Powitał nas pilot - najlepszy jakiego mogliśmy sobie wyobrazić - dyrektor Aeroklubu Poznańskiego - Piotr Haberland. Wszyscy zajęli miejsca i wieża kontroli lotów dała zgodę na start. Kuba na początku zajął miejsce pośród nas wszystkich... Ale to tylko na początku. Chwilkę po oderwaniu się samolotu od ziemi, Kuba przeniósł się do.... kabiny pilotów! Tego się nikt z nas nie spodziewał. Radość wolontariuszek była chyba nie mniejsza niż Jakuba. Zwłaszcza, że ten wyglądał bardzo profesjonalnie za sterami samolotu...
Polecieliśmy nad stadion, na którym odbywał się mecz charytatywny Lech Poznań - Przyjaciele Fundacji. Wszyscy już na nas czekali. Przerwano pierwszą połowę, aby każdy mógł pomachać naszemu Marzycielowi!!! Niesamowite wrażenie, zwłaszcza że podczas drugiego okrążenia nad stadionem przelecieliśmy bardzo nisko...

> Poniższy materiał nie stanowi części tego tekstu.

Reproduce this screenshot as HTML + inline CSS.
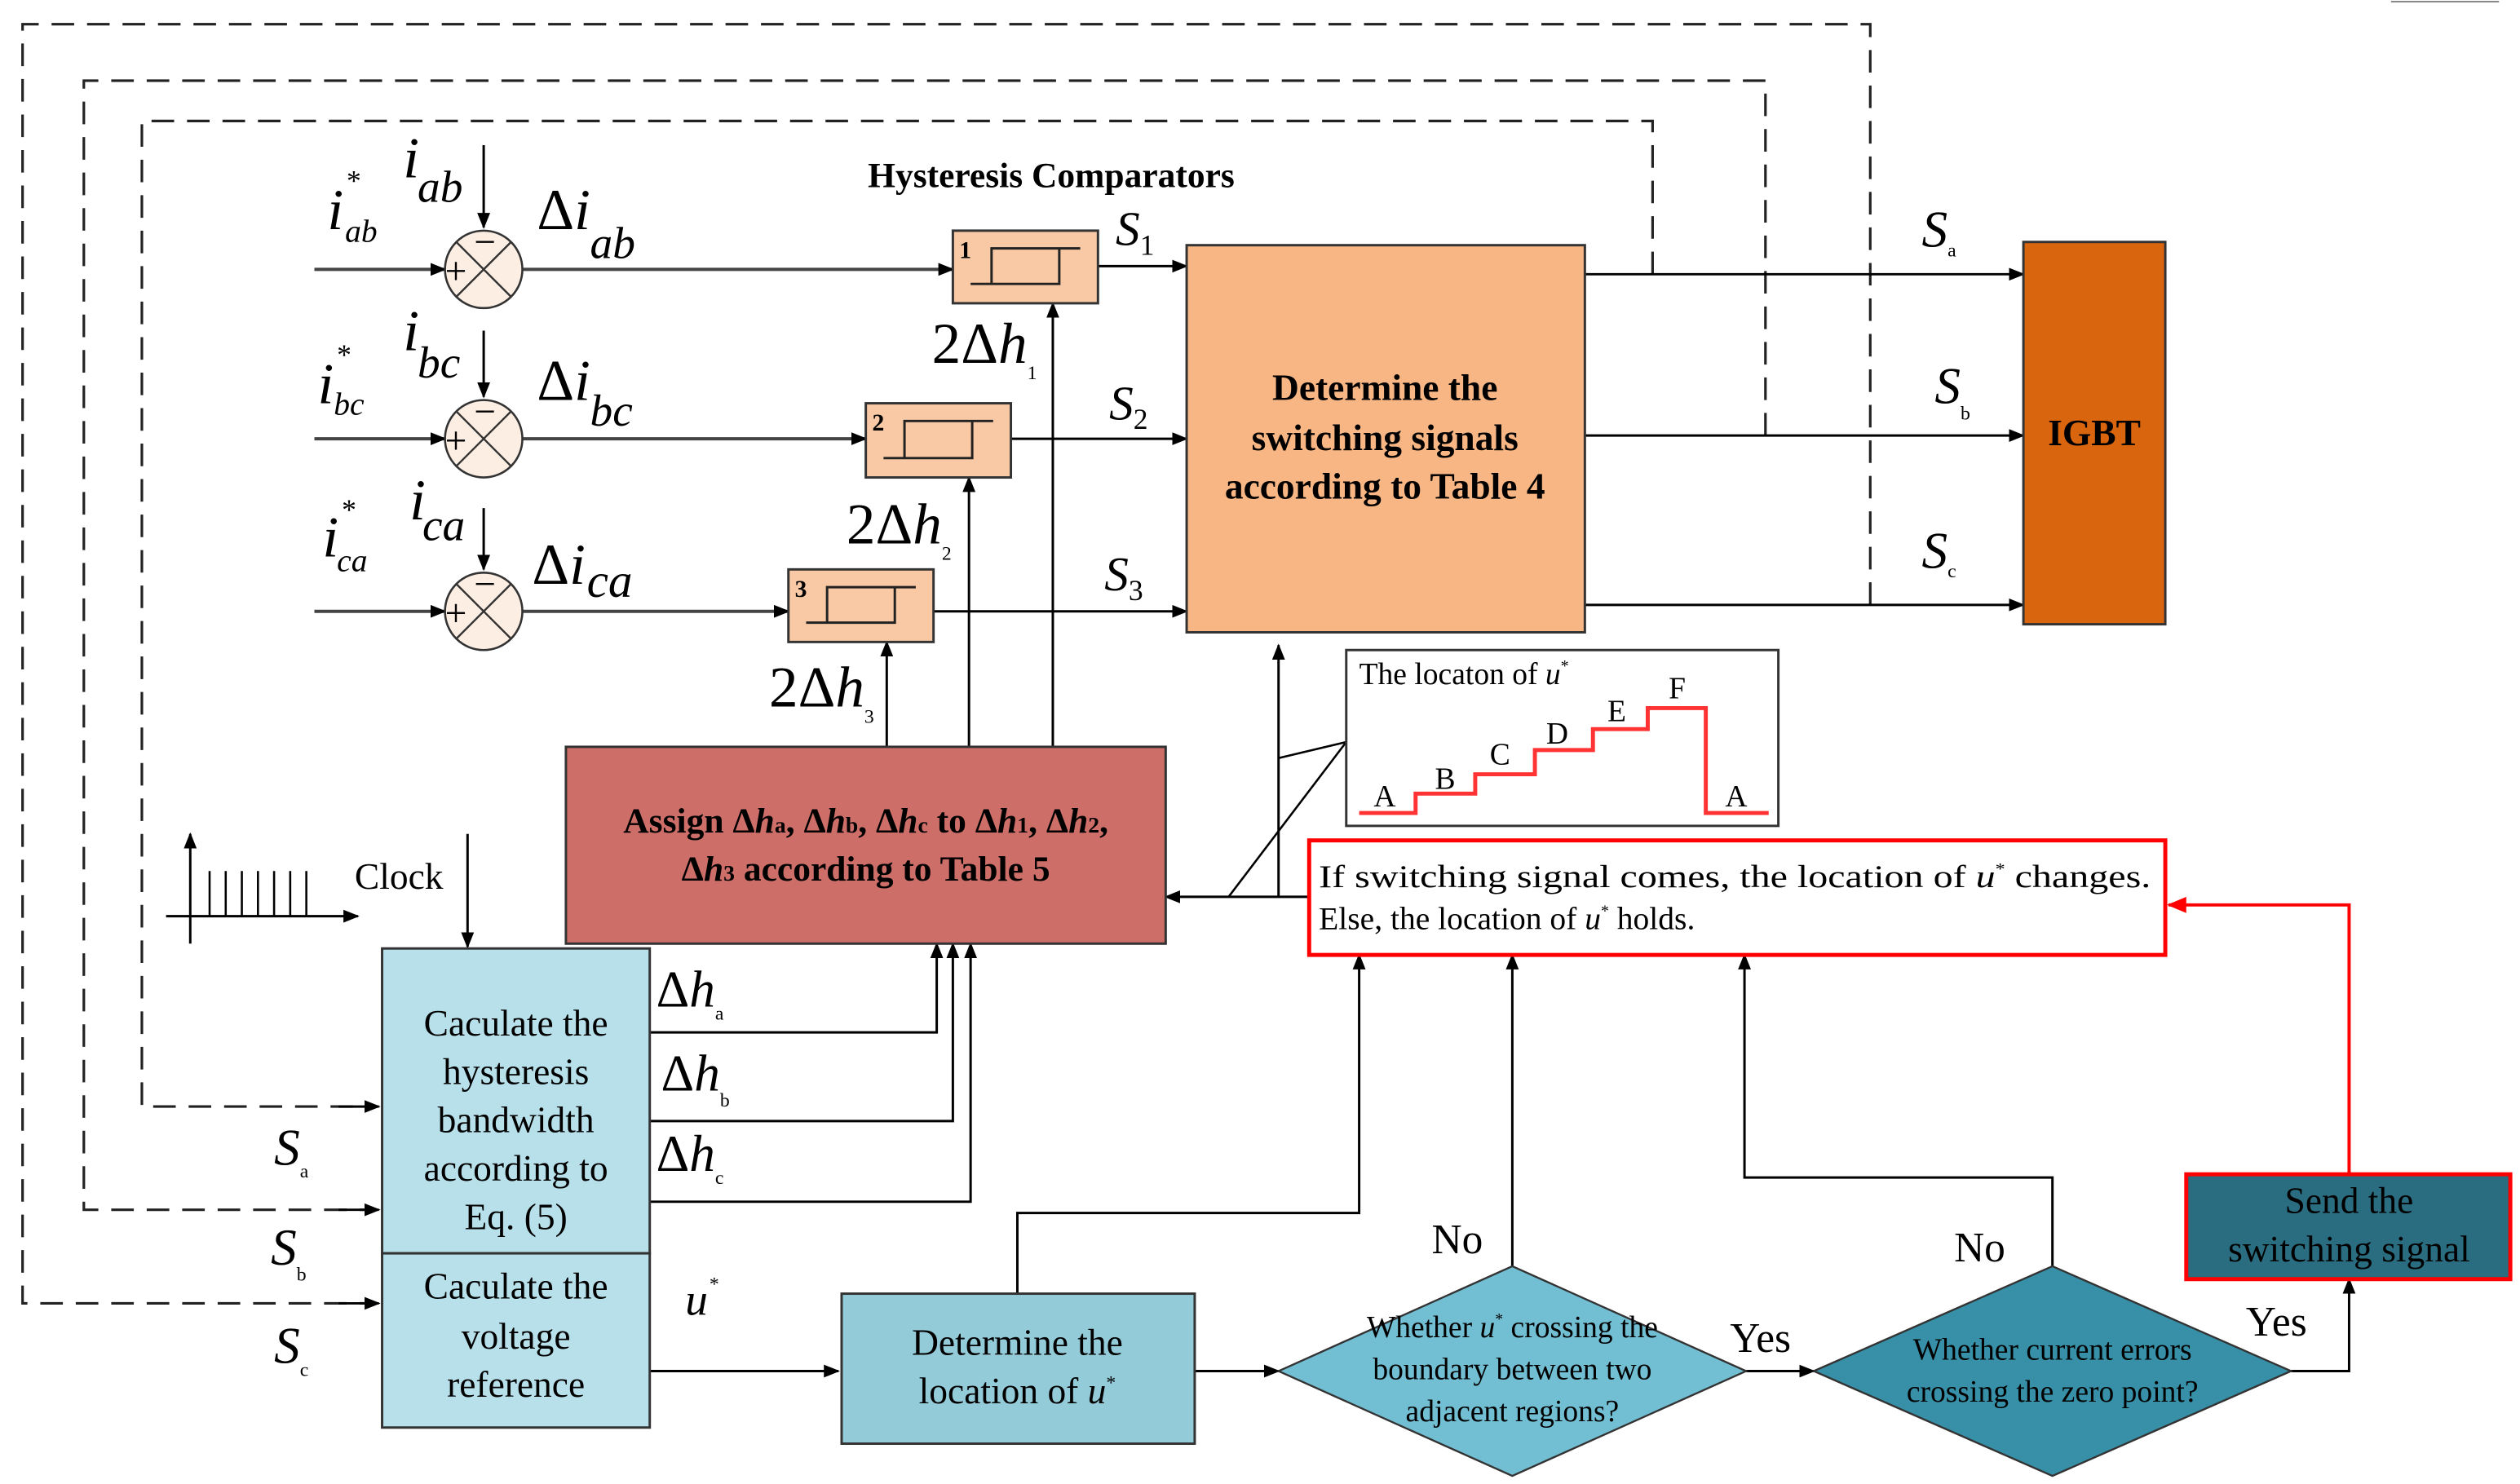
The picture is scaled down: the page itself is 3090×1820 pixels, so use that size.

Wszystko co dobre, jednak szybko się kończy i nasz lot dobiegł do końca. Kuba po wyjściu z samolotu wydawał się bardzo szczęśliwy. Nasz Marzyciel otrzymał kilka dodatkowych prezentów, z których najważniejszy był chyba ten, który otrzymał od samego pilota. Dzień, tak pełen wrażeń, dobiegł końca. A Jakub zasnął w drodze do rodzinnego Jarocina. Każdy z nas zapamięta ten dzień, podczas którego spełniły się marzenia nas wszystkich... a w szczególności Kuby.